> [To be done] Starting with the first line below, extract each line through the one that contains "(bit\n) at (\x,75)", inclusive, excluding pictures.

--- Start of Dataset section ---

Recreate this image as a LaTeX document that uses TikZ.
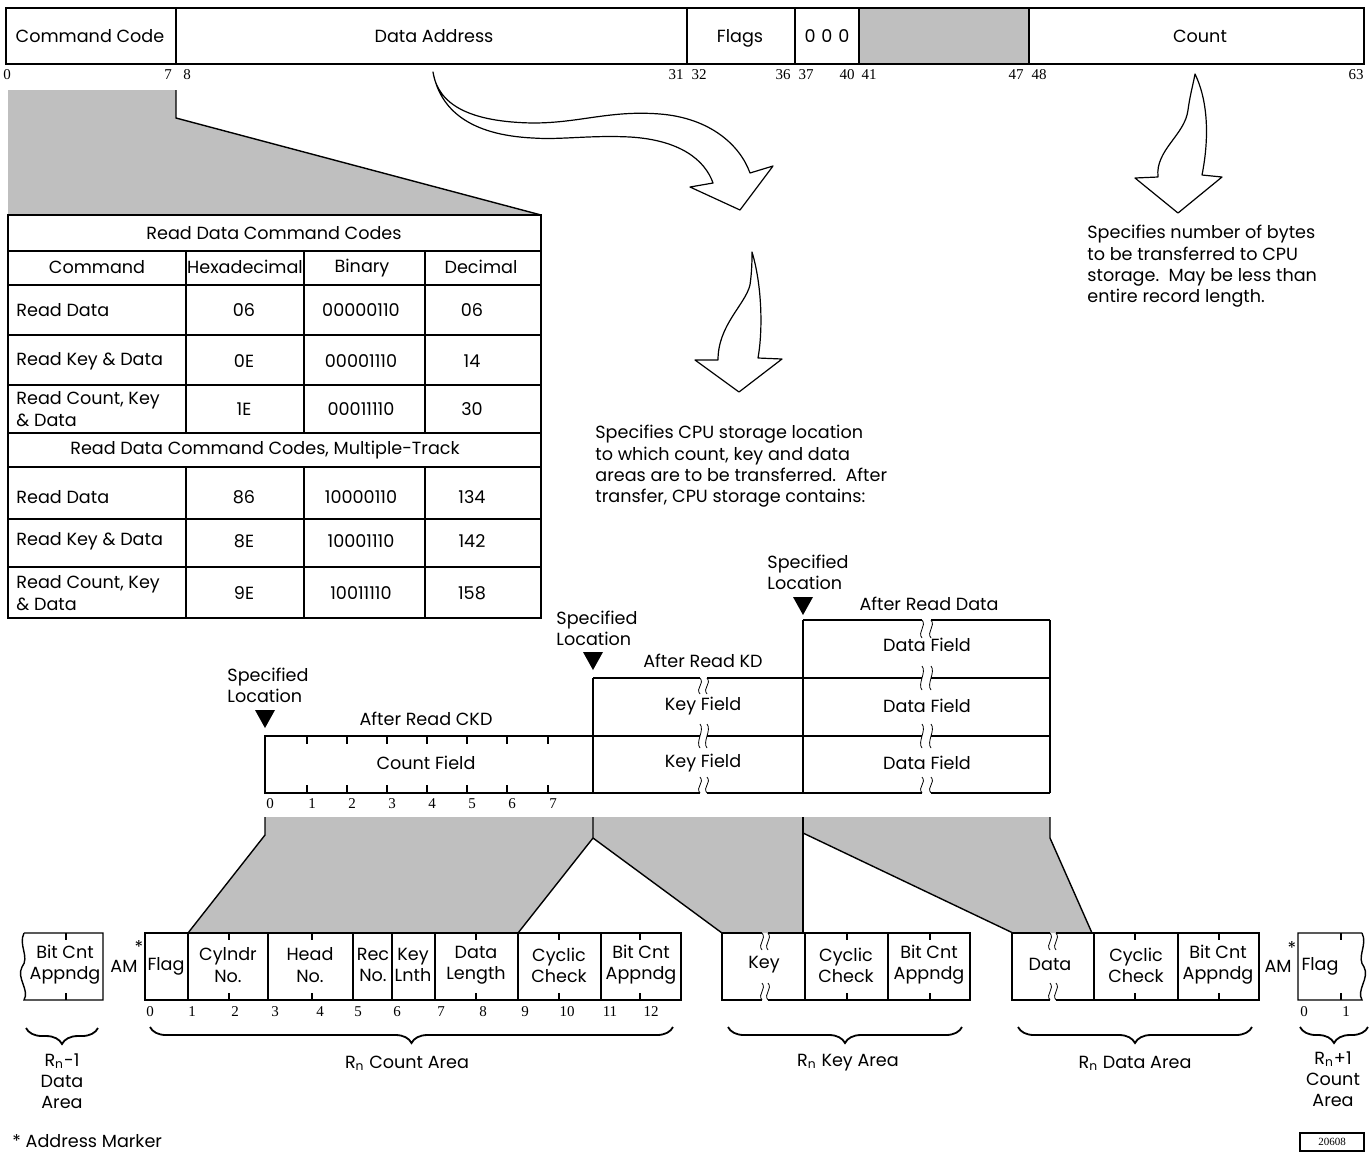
\documentclass[tikz,border=0pt]{standalone}
\usepackage{fontspec}
\setmainfont{Poppins}
\newfontfamily\numfont{Liberation Serif}
\usetikzlibrary{decorations.pathreplacing}
% little wavy break mark
\newcommand{\brk}[3]{\draw (#1,#2) .. controls +(5,6) and +(-5,-6) .. (#1,#3);}
\begin{document}
\begin{tikzpicture}[x=0.5pt, y=-0.5pt, font=\fontsize{8.8}{10.6}\selectfont,
  lbl/.style={inner sep=0pt, align=center},
  num/.style={inner sep=0pt, font=\numfont\fontsize{7.5}{8}\selectfont},
  frame/.style={line width=1.1pt},
  rule/.style={line width=0.7pt},
  shade/.style={fill=black!25},
  hollow/.style={fill=white, line width=0.6pt, line join=round},
  brc/.style={decorate, decoration={brace, mirror, amplitude=8pt}, line width=0.9pt}]
\useasboundingbox (0,0) rectangle (1370,1153);

% CCW bar
\fill[shade] (859,8) rectangle (1029,64);
\draw[frame] (6,8) rectangle (1364,64);
\foreach \x in {176,687,795,859,1029} \draw[frame] (\x,8) -- (\x,64);
\node[lbl] (cmd) at (90,36) {Command Code};
\node[lbl] (adr) at (434,36) {Data Address};
\node[lbl] (flg) at (740,38) {Flags};
\node[lbl] (zro) at (827,36) {0\,\,0\,\,0};
\node[lbl] (cnt) at (1200,36) {Count};
\foreach \x/\n in {7/0,168/7,187/8,676/31,699/32,783/36,806/37,847/40,869/41,1016/47,1039/48,1356/63}
  \node[num] (bit\n) at (\x,75) {\n};

% command code table
\fill[shade] (8,90) -- (176,90) -- (176,118) -- (541,215) -- (8,215) -- cycle;
\draw[rule] (176,90) -- (176,118) -- (541,215);
\draw[rule] (8,251) -- (541,251);
\draw[frame] (8,285) -- (541,285);
\draw[rule] (8,335) -- (541,335);
\draw[rule] (8,385) -- (541,385);
\draw[frame] (8,433) -- (541,433);
\draw[frame] (8,467) -- (541,467);
\draw[rule] (8,519) -- (541,519);
\draw[rule] (8,567) -- (541,567);
\foreach \x in {186,304,425} {\draw[rule] (\x,251) -- (\x,433); \draw[rule] (\x,467) -- (\x,618);}
\draw[frame] (8,215) rectangle (541,618);
\node[lbl] (ttl1) at (274,233) {Read Data Command Codes};
\node[lbl] (hcmd) at (97,267) {Command};
\node[lbl] (hhex) at (245,267) {Hexadecimal};
\node[lbl] (hbin) at (362,268) {Binary};
\node[lbl] (hdec) at (481,267) {Decimal};
\node[lbl] (ttl2) at (265,450) {Read Data Command Codes, Multiple-Track};
\foreach \y/\c/\h/\b/\d [count=\i] in {310/Read Data/06/00000110/06, 361/Read Key \& Data/0E/00001110/14,
    409/{Read Count, Key\\\& Data}/1E/00011110/30, 497/Read Data/86/10000110/134,
    541/Read Key \& Data/8E/10001110/142, 593/{Read Count, Key\\\& Data}/9E/10011110/158} {
  \node[lbl, anchor=west, align=left] (cm\i) at (16,\y) {\c};
  \node[lbl] (hx\i) at (244,\y) {\h};
  \node[lbl] (bn\i) at (361,\y) {\b};
  \node[lbl] (dc\i) at (472,\y) {\d};
}

% hollow arrows
\draw[hollow] (433,72) .. controls (438,105) and (470,122) .. (533,123)
  .. controls (580,123) and (610,110) .. (660,114) .. controls (710,118) and (740,145) .. (750,173)
  -- (773,166) -- (740,210) -- (690,187) -- (713,183)
  .. controls (705,160) and (680,140) .. (630,137) .. controls (590,135) and (560,140) .. (533,138)
  .. controls (470,135) and (440,110) .. (433,72) -- cycle;
\draw[hollow] (752,252) .. controls (762,285) and (763,330) .. (758,358) -- (782,359) -- (739,392)
  -- (695,360) -- (718,360) .. controls (718,325) and (745,305) .. (750,285)
  .. controls (752,270) and (752,260) .. (752,252) -- cycle;
\draw[hollow] (1195,74) .. controls (1210,105) and (1208,145) .. (1202,175) -- (1222,177) -- (1178,213)
  -- (1135,178) -- (1158,177) .. controls (1155,150) and (1185,135) .. (1188,110)
  .. controls (1190,95) and (1193,85) .. (1195,74) -- cycle;
\node[lbl, anchor=north west, align=left] (txtc) at (1087,225) {Specifies number of bytes\\to be transferred to CPU\\storage.\ \ May be less than\\entire record length.};
\node[lbl, anchor=north west, align=left] (txta) at (595,425) {Specifies CPU storage location\\to which count, key and data\\areas are to be transferred.\ \ After\\transfer, CPU storage contains:};

% CPU storage after each read
\draw[rule] (265,736) rectangle (593,793);
\foreach \x in {307,347,387,427,467,507,548} {\draw[rule] (\x,736) -- (\x,744); \draw[rule] (\x,793) -- (\x,785);}
\foreach \x/\n in {270/0,312/1,352/2,392/3,432/4,472/5,512/6,553/7} \node[num] (cf\n) at (\x,804) {\n};
\draw[rule] (593,678) -- (593,793);
\draw[rule] (803,620) -- (803,793);
\draw[rule] (1050,620) -- (1050,793);
\draw[rule] (593,678) -- (700,678);
\draw[rule] (593,736) -- (700,736);
\draw[rule] (593,793) -- (700,793);
\draw[rule] (803,620) -- (922,620);
\foreach \y in {678,736,793} \draw[rule] (707,\y) -- (922,\y);
\foreach \y in {620,678,736,793} \draw[rule] (931,\y) -- (1050,\y);
\foreach \x in {700,707} {\brk{\x}{678}{694} \brk{\x}{724}{748} \brk{\x}{777}{793}}
\foreach \x in {922,931} {\brk{\x}{620}{638} \brk{\x}{666}{690} \brk{\x}{724}{748} \brk{\x}{777}{793}}
\node[lbl] (cntf) at (426,763) {Count Field};
\node[lbl] (key1) at (703,706) {Key Field};
\node[lbl] (key2) at (703,763) {Key Field};
\node[lbl] (dat1) at (927,645) {Data Field};
\node[lbl] (dat2) at (927,706) {Data Field};
\node[lbl] (dat3) at (927,763) {Data Field};
\node[lbl] (ckd) at (426,719) {After Read CKD};
\node[lbl] (kd) at (703,661) {After Read KD};
\node[lbl] (rd) at (929,604) {After Read Data};
\node[lbl, align=left] (loc1) at (268,685) {Specified\\Location};
\node[lbl, align=left] (loc2) at (597,628) {Specified\\Location};
\node[lbl, align=left] (loc3) at (808,572) {Specified\\Location};
\fill (255,710) -- (275,710) -- (265,728) -- cycle;
\fill (583,652) -- (603,652) -- (593,670) -- cycle;
\fill (793,597) -- (813,597) -- (803,615) -- cycle;

% fan out onto the track
\fill[shade] (265,817) -- (593,817) -- (593,838) -- (518,933) -- (188,933) -- (265,835) -- cycle;
\fill[shade] (593,817) -- (803,817) -- (803,933) -- (722,933) -- (593,838) -- cycle;
\fill[shade] (803,817) -- (1050,817) -- (1050,838) -- (1092,933) -- (1013,933) -- (803,833) -- cycle;
\draw[rule] (265,817) -- (265,835) -- (188,933);
\draw[rule] (593,817) -- (593,838) -- (518,933);
\draw[rule] (593,838) -- (722,933);
\draw[rule] (803,817) -- (803,933);
\draw[rule] (803,833) -- (1013,933);
\draw[rule] (1050,817) -- (1050,838) -- (1092,933);

% track
\draw[rule] (24,933) -- (103,933) -- (103,1000) -- (24,1000)
  .. controls (30,990) and (16,978) .. (22,967) .. controls (30,957) and (18,945) .. (24,933);
\draw[rule] (66,933) -- (66,940) (66,1000) -- (66,993);
\node[lbl] (bc0) at (65,965) {Bit Cnt\\Appndg};
\node[lbl] (am1) at (124,966) {AM};
\node[lbl] (st1) at (139,947) {*};
\draw[rule] (145,933) rectangle (681,1000);
\foreach \x in {188,268,353,392,435,518,601} \draw[rule] (\x,933) -- (\x,1000);
\foreach \x in {229,312,476,559,640} {\draw[rule] (\x,933) -- (\x,940); \draw[rule] (\x,1000) -- (\x,993);}
\node[lbl] (flag) at (166,966) {Flag};
\node[lbl] (cyl) at (228,965) {Cylndr\\No.};
\node[lbl] (head) at (310,965) {Head\\No.};
\node[lbl] (rec) at (373,965) {Rec\\No.};
\node[lbl] (kl) at (413,965) {Key\\Lnth};
\node[lbl] (dl) at (476,965) {Data\\Length};
\node[lbl] (cc1) at (559,965) {Cyclic\\Check};
\node[lbl] (bc1) at (641,965) {Bit Cnt\\Appndg};
\foreach \x/\n in {150/0,192/1,235/2,275/3,320/4,358/5,397/6,441/7,483/8,525/9,567/10,610/11,651/12}
  \node[num] (ca\n) at (\x,1012) {\n};
\draw[rule] (762,933) -- (722,933) -- (722,1000) -- (762,1000);
\draw[rule] (768,933) -- (970,933) -- (970,1000) -- (768,1000);
\foreach \x in {805,888} \draw[rule] (\x,933) -- (\x,1000);
\foreach \x in {847,930} {\draw[rule] (\x,933) -- (\x,940); \draw[rule] (\x,1000) -- (\x,993);}
\foreach \x in {762,768} {\brk{\x}{933}{950} \brk{\x}{983}{1000}}
\node[lbl] (key) at (764,965) {Key};
\node[lbl] (cc2) at (846,965) {Cyclic\\Check};
\node[lbl] (bc2) at (929,965) {Bit Cnt\\Appndg};
\draw[rule] (1050,933) -- (1012,933) -- (1012,1000) -- (1050,1000);
\draw[rule] (1056,933) -- (1259,933) -- (1259,1000) -- (1056,1000);
\foreach \x in {1094,1178} \draw[rule] (\x,933) -- (\x,1000);
\foreach \x in {1135,1219} {\draw[rule] (\x,933) -- (\x,940); \draw[rule] (\x,1000) -- (\x,993);}
\foreach \x in {1050,1056} {\brk{\x}{933}{950} \brk{\x}{983}{1000}}
\node[lbl] (dat) at (1050,964) {Data};
\node[lbl] (cc3) at (1136,965) {Cyclic\\Check};
\node[lbl] (bc3) at (1218,965) {Bit Cnt\\Appndg};
\node[lbl] (am2) at (1278,966) {AM};
\node[lbl] (st2) at (1292,948) {*};
\draw[rule] (1362,933) -- (1298,933) -- (1298,1000) -- (1362,1000)
  .. controls (1356,990) and (1370,978) .. (1364,967) .. controls (1356,957) and (1368,945) .. (1362,933);
\draw[rule] (1341,933) -- (1341,940) (1341,1000) -- (1341,993);
\node[lbl] (flag2) at (1320,966) {Flag};
\node[num] (nx0) at (1304,1012) {0};
\node[num] (nx1) at (1346,1012) {1};

% braces and area names
\draw[brc] (26,1028) -- (98,1028);
\draw[brc] (150,1027) -- (673,1027);
\draw[brc] (728,1027) -- (962,1027);
\draw[brc] (1018,1027) -- (1252,1027);
\draw[brc] (1300,1027) -- (1368,1027);
\node[lbl] (rm1) at (62,1081) {R\textsubscript{n}-1\\Data\\Area};
\node[lbl] (rca) at (407,1063) {R\textsubscript{n} Count Area};
\node[lbl] (rka) at (848,1063) {R\textsubscript{n} Key Area};
\node[lbl] (rda) at (1135,1063) {R\textsubscript{n} Data Area};
\node[lbl] (rp1) at (1333,1079) {R\textsubscript{n}+1\\Count\\Area};
\node[lbl, anchor=west] (note) at (12,1141) {* Address Marker};
\node[draw, rule, inner sep=1pt, minimum width=32pt, minimum height=9pt, font=\numfont\fontsize{5.5}{6}\selectfont] (fig) at (1332,1142) {20608};
\end{tikzpicture}
\end{document}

--- End of Dataset section ---

> [Result]
Recreate this image as a LaTeX document that uses TikZ.
\documentclass[tikz,border=0pt]{standalone}
\usepackage{fontspec}
\setmainfont{Poppins}
\newfontfamily\numfont{Liberation Serif}
\usetikzlibrary{decorations.pathreplacing}
% little wavy break mark
\newcommand{\brk}[3]{\draw (#1,#2) .. controls +(5,6) and +(-5,-6) .. (#1,#3);}
\begin{document}
\begin{tikzpicture}[x=0.5pt, y=-0.5pt, font=\fontsize{8.8}{10.6}\selectfont,
  lbl/.style={inner sep=0pt, align=center},
  num/.style={inner sep=0pt, font=\numfont\fontsize{7.5}{8}\selectfont},
  frame/.style={line width=1.1pt},
  rule/.style={line width=0.7pt},
  shade/.style={fill=black!25},
  hollow/.style={fill=white, line width=0.6pt, line join=round},
  brc/.style={decorate, decoration={brace, mirror, amplitude=8pt}, line width=0.9pt}]
\useasboundingbox (0,0) rectangle (1370,1153);

% CCW bar
\fill[shade] (859,8) rectangle (1029,64);
\draw[frame] (6,8) rectangle (1364,64);
\foreach \x in {176,687,795,859,1029} \draw[frame] (\x,8) -- (\x,64);
\node[lbl] (cmd) at (90,36) {Command Code};
\node[lbl] (adr) at (434,36) {Data Address};
\node[lbl] (flg) at (740,38) {Flags};
\node[lbl] (zro) at (827,36) {0\,\,0\,\,0};
\node[lbl] (cnt) at (1200,36) {Count};
\foreach \x/\n in {7/0,168/7,187/8,676/31,699/32,783/36,806/37,847/40,869/41,1016/47,1039/48,1356/63}
  \node[num] (bit\n) at (\x,75) {\n};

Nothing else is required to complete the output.